Most of us, I believe, can think of someone in our life who has created a solid identity for him or herself because of membership in one or more of those four groups. I believe it is exponentially more difficult to be a member of multiple and significant minority groups and to also have any kind of authentic awakening experience. That is part of the reason why people like Oprah Winfrey, The Dalai Lama and Nelson Mandela are such inspirations to me and so many other people in the world. They each belong to multiple minority groups that each contain very strong pulls toward creating an identity out of that membership and/or to becoming relatively unconscious as a result. Oprah, I believe, has arguably had to overcome the most to achieve what to me is an obvious level of awakened nature. It is extremely difficult to achieve any level of awakened nature, I believe, while simultaneously maintaining membership in several of the groups she maintains membership in. She is a woman. She is a black. She is a black woman. She grew up in an era where the best job a back woman could hope to obtain was being a maid to a wealthy white family. She is powerful. She is wealthy. She is more or less a self made person. The mere fact that she is not an absolutely certifiably deranged fire breathing dragon woman from hell, crushing every single person she encounters under her 7-inch Louboutins is enough to be very impressed with. The fact that she has obvious compassion and caring towards her fellow humans is inspiring, to say the least.
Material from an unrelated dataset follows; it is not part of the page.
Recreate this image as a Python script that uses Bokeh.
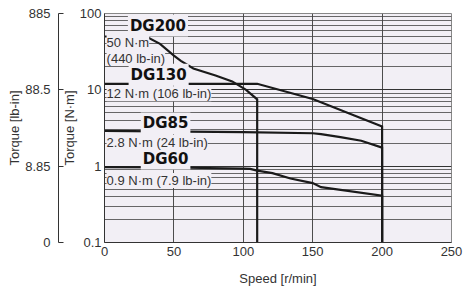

The one category of the four I’ve selected that I have very strong personal experience with is LGBT people. I know a large number of LGBT people of almost every age group, ethnicity, socio-economic status and spiritual or religious persuasion. Many clearly seem to have created an unhealthy level of identity out of their membership in this minority group. It is, I believe, the single strongest impediment to an awakened experience for LGBT folks that I know of. It can be a major trap. Such a potential trap strongly awaits anyone who belongs to one or more minority groups.

Still, there is a silver lining, as there usually is with most things in life. And that silver lining is that the stronger we identify with any expression of ego, the more likely we are to eventually end up in some form of extreme mental-emotional pain. And those who are in extreme mental-emotional pain often find themselves at a crossroads where the choices are to either wake up or die. And through another expression of grace in the universe, most people don’t die when things get to that point.